- Genre: Drama
- Written by: Jiří Hájíček
- Directed by: Bohdan Sláma
- Starring: Kryštof Hádek Jenovéfa Boková Petra Špalková
- Country of origin: Czech Republic
- Original language: Czech
- No. of seasons: 1
- No. of episodes: 3

Production
- Producers: Monika Effenbergerová Jaroslav Sedláček
- Cinematography: Marek Diviš
- Running time: 60 minutes

Original release
- Network: ČT1

= Dešťová hůl =

Dešťová hůl (English: The Rainstick) is an upcoming Czech drama miniseries directed by Bohdan Sláma. It is based on a novel of the same name which was written by Jiří Hájíček. The series is scheduled for 2027.

==Plot==
The story follows Zbyněk, a land management expert whose former love asks him for help. Zbyněk thus returns to the countryside where he grew up and gradually becomes embroiled in a land dispute.

==Cast==
- Kryštof Hádek as Zbyněk
- Jenovéfa Boková as Tereza
- Petra Špalková as Bohuna
- Martin Dejdar as Josef (Pepík) Rajtar, Mayor of Lešice
- Jaroslav Dušek as Honza Štefka, Zbyněk's coworker and boss
- Filip Březina as Ladislav Reha, bussinessman
- Ladislav Frej
- Pavla Beretová
- František Beleš
- Tomáš Jeřábek
- Petr Lněnička
- Michal Isteník
- Jan Vlasák
- Jan Hájek
- Lukáš Melník
- Zuzana Bydžovská
- Taťjana Medvecká
- Denisa Barešová

==Production==
The miniseries began filming in February 2026 in České Budějovice and villages in South Bohemia.

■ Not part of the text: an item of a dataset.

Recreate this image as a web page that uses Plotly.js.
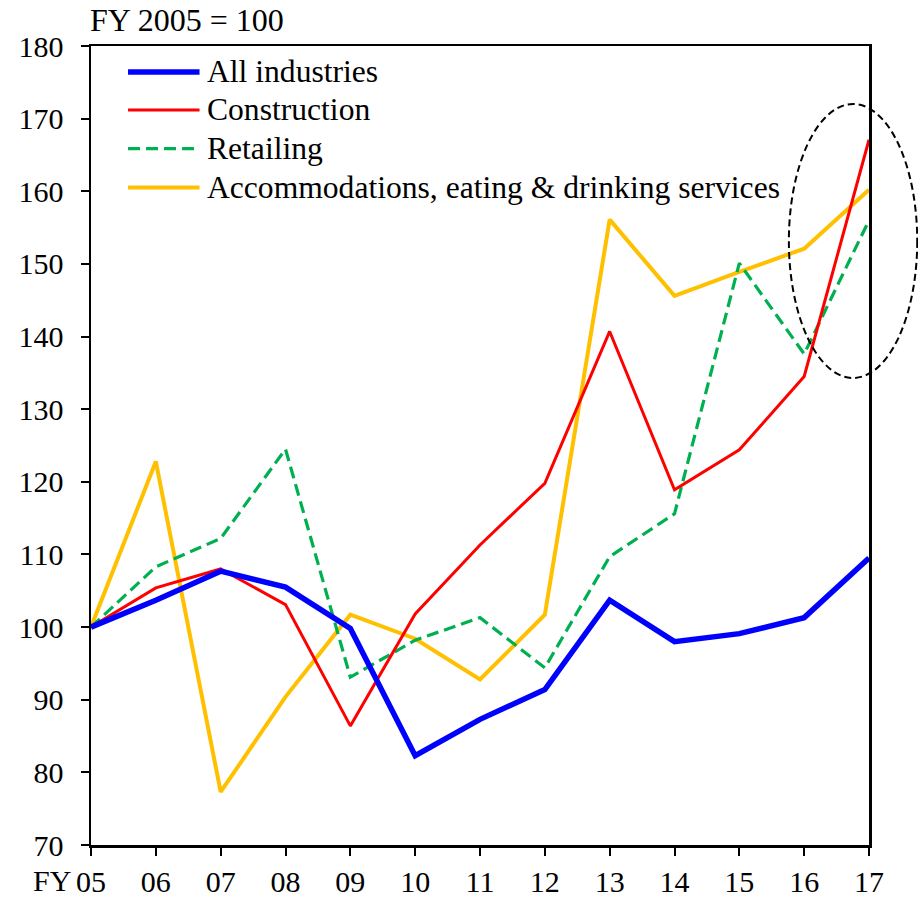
<!DOCTYPE html>
<html>
<head>
<meta charset="utf-8">
<script src="https://cdn.plot.ly/plotly-3.0.1.min.js"></script>
<style>html,body{margin:0;padding:0;background:#fff;}#chart{width:918px;height:898px;}</style>
</head>
<body>
<div id="chart"></div>
<script>
var years = ["05","06","07","08","09","10","11","12","13","14","15","16","17"];
var allIndustries = [100, 103.7, 107.7, 105.5, 99.8, 82.3, 87.3, 91.4, 103.7, 98.0, 99.1, 101.3, 109.5];
var construction  = [100, 105.4, 108.0, 103.1, 86.4, 101.8, 111.3, 119.8, 140.7, 118.9, 124.4, 134.5, 167.1];
var retailing     = [100, 108.3, 112.2, 124.5, 93.1, 98.2, 101.3, 94.4, 109.7, 115.6, 150.1, 137.6, 156.0];
var accommodations= [100, 122.8, 77.3, 90.4, 101.7, 98.4, 92.8, 101.7, 156.1, 145.6, 148.9, 152.1, 160.2];
var seriesNames = ["All industries", "Construction", "Retailing", "Accommodations, eating & drinking services"];
var yTicks = [70, 80, 90, 100, 110, 120, 130, 140, 150, 160, 170, 180];

var idx = years.map(function(_, i){ return i; });
var styles = [
  {color:"#0000FF", width:5.5, dash:"solid"},
  {color:"#FF0000", width:3, dash:"solid"},
  {color:"#00B050", width:3.2, dash:"12px,6px"},
  {color:"#FFC000", width:4, dash:"solid"}
];
var seriesData = [allIndustries, construction, retailing, accommodations];
var drawOrder = [3, 2, 1, 0];
var traces = drawOrder.map(function(k){
  return {x: idx, y: seriesData[k], type:"scatter", mode:"lines", name: seriesNames[k],
          line:{color:styles[k].color, width:styles[k].width, dash:styles[k].dash}, showlegend:false};
});

var font = "Liberation Serif";
var shapes = [];
var annotations = [];
// manual legend
var legX0 = 0.0476, legX1 = 0.1395, legTextX = 0.1465;
var legY = [0.9675, 0.920, 0.8715, 0.823];
seriesNames.forEach(function(n, k){
  shapes.push({type:"line", xref:"paper", yref:"paper", x0:legX0, x1:legX1, y0:legY[k], y1:legY[k],
    line:{color:styles[k].color, width:styles[k].width, dash:styles[k].dash}});
  annotations.push({xref:"paper", yref:"paper", x:legTextX, y:legY[k], xanchor:"left", yanchor:"middle",
    text:n, showarrow:false, font:{family:font, size:31.6, color:"#000"}});
});
// ellipse highlight
shapes.push({type:"circle", xref:"paper", yref:"paper", x0:0.897, x1:1.062, y0:0.5845, y1:0.9274,
  line:{color:"#000", width:2, dash:"7px,4px"}});
annotations.push({xref:"paper", yref:"paper", x:-0.004, y:1.033, xanchor:"left", yanchor:"middle",
  text:"FY 2005 = 100", showarrow:false, font:{family:font, size:32, color:"#000"}});
annotations.push({xref:"paper", yref:"paper", x:-0.0235, y:-0.045, xanchor:"right", yanchor:"middle",
  text:"FY", showarrow:false, font:{family:font, size:30, color:"#000"}});

var layout = {
  width:918, height:898,
  margin:{l:91, r:49, t:46, b:53, pad:0},
  paper_bgcolor:"#fff", plot_bgcolor:"#fff",
  font:{family:font, size:30, color:"#000"},
  xaxis:{range:[0,12], tickvals:idx, ticktext:years, showgrid:false, zeroline:false,
    ticks:"outside", ticklen:8, tickwidth:2, tickcolor:"#000",
    showline:true, linecolor:"#000", linewidth:2.5, mirror:true,
    tickfont:{family:font, size:30, color:"#000"}, ticklabelstandoff:0},
  yaxis:{range:[70,180], tickvals:yTicks, showgrid:false, zeroline:false,
    ticks:"outside", ticklen:8, tickwidth:2, tickcolor:"#000",
    showline:true, linecolor:"#000", linewidth:2.5, mirror:true,
    tickfont:{family:font, size:30, color:"#000"}, ticklabelstandoff:11},
  showlegend:false,
  shapes:shapes,
  annotations:annotations
};
Plotly.newPlot("chart", traces, layout, {displayModeBar:false, staticPlot:true});
</script>
</body>
</html>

The screenplay was written by Jiří Hájíček, the author of the original novel. The South Bohemian Philharmonic Orchestra performs for a concert hall scene. While filming this scene the power went out which forced prolonging of the filming. Filming locations also included a farm near Hroznějovice and University of South Bohemia in České Budějovice.